Ik was gewoon op weg van mijn werk naar huis. Vanaf het station nam ik de bus en stapte uit bij het winkelcentrum omdat ik nog een boodschap moest doen.

Van daar is het een minuut of tien lopen naar ons huis. Het is om zes uur ‘s avonds al lang donker in deze tijd van het jaar. De sneeuw was net weggedooid. Ik had het een beetje warm in mijn nieuwe winterjas. Bij de rotonde stak ik het fietspad over en liep de paar meter naar het begin van de zebra. Ik herinner me het licht van de koplampen van de auto’s die traag ronddraaiden over de rotonde.

Ik beloonde Bo met een aai over zijn kop, omdat hij stopte voor de zebra. Zo hoort het. Hij is daar vaak slordig in, maar deze keer niet.

Opeens lag ik plat op het asfalt, mijn armen langs mijn hoofd. Net een sneeuwengeltje, maar dan voorover. “Goed dat ik mijn handschoenen aan heb”, dacht ik. Mijn rugzak zat nog op mijn rug en mijn tas hing over mijn schouder en lag naast me. Het viel me op dat ik best lekker lag zo. Koud had ik het niet. Ik dacht “dit lijkt wel een soort verkeersongeluk”. Het was stil; geen auto’s te horen. Iemand vroeg: “Gaat het goed met u, mevrouw?” Ik zei ‘ja, hoor’. Wel vroeg ik waar mijn hond was. Bo is snel bang. Hij zou er niets van begrijpen dat ik zomaar op de grond was gaan liggen. De stem zei dat de hond was weggelopen, maar dat iemand hem wel zou terughalen. Ik boog mijn knieën en merkte dat daarmee alles in orde was. Mijn onderbenen kon ik ontspannen op en neer bewegen, zoals het hoorde. Gelukkig. Niets aan de hand, leek me. De stem zei dat ik beter rustig kon blijven liggen. Hij was van de politie, zei hij, en hij wilde weten welke datum het was. Een vrij domme vraag, maar ik voelde me prettig en gaf dus maar antwoord. Ook vertelde ik de stem hoe ik heette en waar ik woonde. Er zou iemand naar ons huis gaan om Ruud te halen, zei de stem. Dat leek me overdreven, maar dat zei ik niet. Iemand anders zei dat ik gewond was aan mijn hoofd. Dat leek me sterk want ik voelde niets. Geen bloed, in ieder geval. Wel begreep ik op de één of andere manier dat er iets niet in orde was met mijn rug en armen. Wat het precies was, begreep ik niet en ik maakte me er geen zorgen over.
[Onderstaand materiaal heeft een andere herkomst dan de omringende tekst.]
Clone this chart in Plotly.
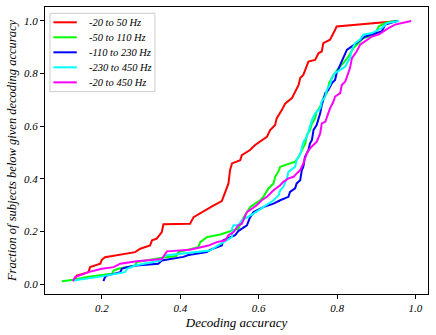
import plotly.graph_objects as go

labels = ["-20 to 50 Hz", "-50 to 110 Hz", "-110 to 230 Hz", "-230 to 450 Hz", "-20 to 450 Hz"]
colors = ["#ff0000", "#00ff00", "#0000ff", "#00ffff", "#ff00ff"]

red_x = [0.128, 0.136, 0.166, 0.170, 0.196, 0.200, 0.208, 0.285, 0.298, 0.323, 0.328, 0.340,
         0.353, 0.357, 0.425, 0.434, 0.481, 0.506, 0.515, 0.523, 0.527, 0.532, 0.553, 0.557,
         0.578, 0.591, 0.621, 0.629, 0.642, 0.646, 0.659, 0.668, 0.685, 0.693, 0.702, 0.706,
         0.714, 0.727, 0.744, 0.753, 0.761, 0.765, 0.782, 0.791, 0.799, 0.956]
red_y = [0.014, 0.033, 0.046, 0.065, 0.078, 0.093, 0.103, 0.122, 0.135, 0.147, 0.167, 0.173,
         0.198, 0.228, 0.230, 0.255, 0.296, 0.316, 0.351, 0.383, 0.433, 0.459, 0.471, 0.490,
         0.510, 0.529, 0.560, 0.585, 0.605, 0.630, 0.662, 0.687, 0.707, 0.732, 0.757, 0.783,
         0.795, 0.846, 0.852, 0.878, 0.884, 0.916, 0.929, 0.954, 0.979, 1.000]

green_x = [0.098, 0.128, 0.166, 0.226, 0.230, 0.242, 0.285, 0.289, 0.353, 0.390, 0.395, 0.412,
           0.446, 0.451, 0.468, 0.502, 0.532, 0.548, 0.561, 0.578, 0.591, 0.604, 0.612, 0.625,
           0.638, 0.642, 0.650, 0.655, 0.680, 0.693, 0.702, 0.710, 0.719, 0.723, 0.731, 0.736,
           0.744, 0.748, 0.757, 0.765, 0.774, 0.780, 0.791, 0.804, 0.816, 0.829, 0.842, 0.855,
           0.867, 0.897, 0.906, 0.923, 0.948]
green_y = [0.011, 0.017, 0.029, 0.040, 0.052, 0.059, 0.071, 0.084, 0.101, 0.107, 0.122, 0.128,
           0.141, 0.160, 0.179, 0.189, 0.205, 0.211, 0.252, 0.293, 0.306, 0.319, 0.332, 0.364,
           0.383, 0.408, 0.427, 0.446, 0.459, 0.465, 0.484, 0.510, 0.535, 0.567, 0.586, 0.611,
           0.630, 0.655, 0.675, 0.707, 0.726, 0.765, 0.795, 0.821, 0.840, 0.865, 0.897, 0.916,
           0.935, 0.948, 0.979, 0.992, 1.000]

blue_x = [0.204, 0.208, 0.213, 0.247, 0.251, 0.264, 0.289, 0.344, 0.353, 0.408, 0.421, 0.468,
          0.476, 0.506, 0.510, 0.540, 0.548, 0.570, 0.578, 0.587, 0.612, 0.638, 0.655, 0.676,
          0.680, 0.693, 0.697, 0.706, 0.710, 0.714, 0.718, 0.727, 0.731, 0.736, 0.740, 0.748,
          0.753, 0.757, 0.761, 0.765, 0.770, 0.778, 0.787, 0.795, 0.799, 0.808, 0.825, 0.855,
          0.872, 0.914, 0.923, 0.953]
blue_y = [0.012, 0.027, 0.033, 0.046, 0.059, 0.065, 0.071, 0.078, 0.090, 0.104, 0.111, 0.122,
          0.131, 0.147, 0.167, 0.186, 0.202, 0.224, 0.254, 0.274, 0.293, 0.306, 0.319, 0.332,
          0.351, 0.364, 0.383, 0.395, 0.433, 0.446, 0.483, 0.510, 0.535, 0.548, 0.586, 0.605,
          0.630, 0.649, 0.681, 0.700, 0.726, 0.738, 0.764, 0.776, 0.802, 0.833, 0.890, 0.922,
          0.941, 0.960, 0.986, 1.000]

cyan_x = [0.128, 0.196, 0.259, 0.264, 0.285, 0.349, 0.361, 0.417, 0.476, 0.510, 0.532, 0.532,
          0.536, 0.548, 0.557, 0.587, 0.604, 0.621, 0.638, 0.651, 0.655, 0.663, 0.672, 0.676,
          0.693, 0.697, 0.706, 0.710, 0.714, 0.723, 0.727, 0.731, 0.736, 0.744, 0.757, 0.761,
          0.770, 0.774, 0.782, 0.787, 0.795, 0.808, 0.821, 0.833, 0.838, 0.846, 0.859, 0.867,
          0.889, 0.914, 0.927, 0.958]
cyan_y = [0.014, 0.029, 0.046, 0.059, 0.071, 0.090, 0.109, 0.117, 0.128, 0.160, 0.179, 0.211,
          0.224, 0.224, 0.243, 0.268, 0.285, 0.300, 0.319, 0.338, 0.357, 0.370, 0.402, 0.427,
          0.446, 0.471, 0.494, 0.516, 0.541, 0.560, 0.579, 0.598, 0.624, 0.649, 0.668, 0.694,
          0.713, 0.738, 0.757, 0.783, 0.802, 0.814, 0.827, 0.859, 0.891, 0.916, 0.929, 0.948,
          0.954, 0.973, 0.992, 1.000]

magenta_x = [0.126, 0.132, 0.166, 0.200, 0.230, 0.247, 0.289, 0.353, 0.366, 0.425, 0.472, 0.493,
             0.515, 0.523, 0.536, 0.548, 0.557, 0.570, 0.595, 0.608, 0.621, 0.638, 0.655, 0.663,
             0.676, 0.689, 0.697, 0.706, 0.714, 0.723, 0.731, 0.740, 0.748, 0.757, 0.761, 0.770,
             0.778, 0.782, 0.791, 0.795, 0.808, 0.812, 0.821, 0.825, 0.833, 0.838, 0.850, 0.859,
             0.872, 0.889, 0.906, 0.918, 0.931, 0.948, 0.965, 0.989]
magenta_y = [0.011, 0.027, 0.046, 0.059, 0.065, 0.078, 0.087, 0.096, 0.125, 0.131, 0.147, 0.160,
             0.167, 0.186, 0.198, 0.224, 0.230, 0.274, 0.300, 0.319, 0.332, 0.357, 0.376, 0.389,
             0.402, 0.408, 0.421, 0.433, 0.459, 0.498, 0.516, 0.529, 0.541, 0.573, 0.611, 0.617,
             0.649, 0.668, 0.694, 0.713, 0.726, 0.757, 0.770, 0.789, 0.821, 0.859, 0.884, 0.910,
             0.922, 0.941, 0.948, 0.960, 0.973, 0.986, 0.992, 1.000]

xs = [red_x, green_x, blue_x, cyan_x, magenta_x]
ys = [red_y, green_y, blue_y, cyan_y, magenta_y]

FONT = "Liberation Serif, Times New Roman, serif"

fig = go.Figure()
for x, y, name, c in zip(xs, ys, labels, colors):
    fig.add_trace(go.Scatter(x=x, y=y, mode="lines", name=name,
                             line=dict(color=c, width=2), showlegend=False))

# Compact matplotlib-style legend (plotly's own legend rows are too tall)
fig.add_shape(type="rect", xref="paper", yref="paper", x0=0.013, x1=0.287, y0=0.705, y1=0.978,
              line=dict(color="#cccccc", width=1), fillcolor="rgba(255,255,255,0.8)")
row_y = 0.9467
for name, c in zip(labels, colors):
    fig.add_shape(type="line", xref="paper", yref="paper", x0=0.022, x1=0.083, y0=row_y, y1=row_y,
                  line=dict(color=c, width=2))
    fig.add_annotation(xref="paper", yref="paper", x=0.110, y=row_y, text=name, showarrow=False,
                       xanchor="left", yanchor="middle",
                       font=dict(family=FONT, style="italic", size=10.5, color="black"))
    row_y -= 0.0523

axis_style = dict(
    showgrid=False, zeroline=False,
    showline=True, linecolor="black", linewidth=1, mirror=True,
    ticks="outside", ticklen=4, tickwidth=1, tickcolor="black",
    tickformat=".1f", dtick=0.2,
)

fig.update_layout(
    width=436, height=335,
    margin=dict(l=45, r=8, t=7, b=41),
    paper_bgcolor="white", plot_bgcolor="white",
    font=dict(family=FONT, style="italic", size=11, color="black"),
    xaxis=dict(range=[0.055, 1.032], title=dict(text="Decoding accuracy", font=dict(size=13), standoff=4),
               **axis_style),
    yaxis=dict(range=[-0.037, 1.053],
               title=dict(text="Fraction of subjects below given decoding accuracy", font=dict(size=12.5), standoff=4),
               **axis_style),
)

# drop the browser's default body margin so the figure sits at the window origin
fig.write_html("out.html", config={"displayModeBar": False},
               post_script="document.body.style.margin='0';")
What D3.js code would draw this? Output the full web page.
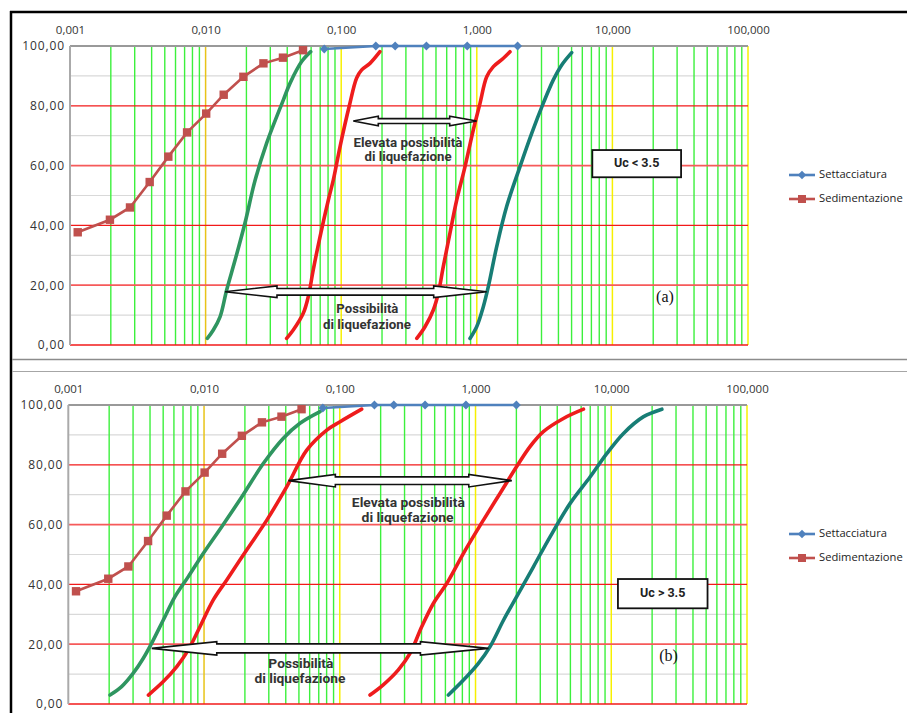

Toen kwamen er mensen die zeiden dat ze mij op gingen tillen, en dat ik zelf niets hoefde te doen. Dat leek me prima. Ik lag daar toch maar onhandig op dat asfalt. Dat kon natuurlijk niet zo blijven.

Iemand maakte de rugzak los van mijn rug zonder dat ik mijn armen hoefde bewegen. Handen tilden me op, draaiden me handig om als een broodje in de oven en schoven me op een plaat. Daar werd ik op vastgesnoerd. Met plaat en al werd ik eerst op een rijdend karretje en daarna in een auto geschoven. Een ziekenwagen. Ik snapte niet hoe die hier opeens gekomen was, zonder dat ik hem had gehoord.

Ze vertelden me dat Bo gevonden was en naar huis gebracht. Daar hadden ze Ruud opgehaald die mee zou rijden in de ziekenauto.

Een man zei dat hij mijn jas kapot moest knippen. Ze wilden me een infuus geven, maar vonden het beter als ik plat bleef liggen. De jas moest er dus aan geloven. Ik zei nog dat ik dat wel jammer vond omdat het een nieuwe jas was, maar eigenlijk interesseerde die jas me niet. Het was toch een miskoop. Veel te warm. De man knipte de mouw open en de donsveertjes zweefden door de auto. Ik vroeg me af wie dat sraks allemaal op moest ruimen.

Er was ook een vrouw bij me in de ziekenwagen die eigenlijk niets anders deed dan vriendleijk tegen me praten. Al die mensen waren echt ontzettend aardig. Ik hoefde niets te doen en kon gewoon maar een beetje blijven liggen.

De deuren werden van buitenaf dichtgeslagen en de auto kwam in beweging. Ik hoorde gedempt de sirene en een ritmisch geluid op het dak. Misschien is dat de beweging van het zwaailicht, dacht ik. De sirene klonk in de auto anders dan in het voorbijgaan, buiten op straat. Toen de auto vaart had, werd de sirene alweer uitgezet. Ik dacht: “zie je wel! Zo ernstig is het dus niet.”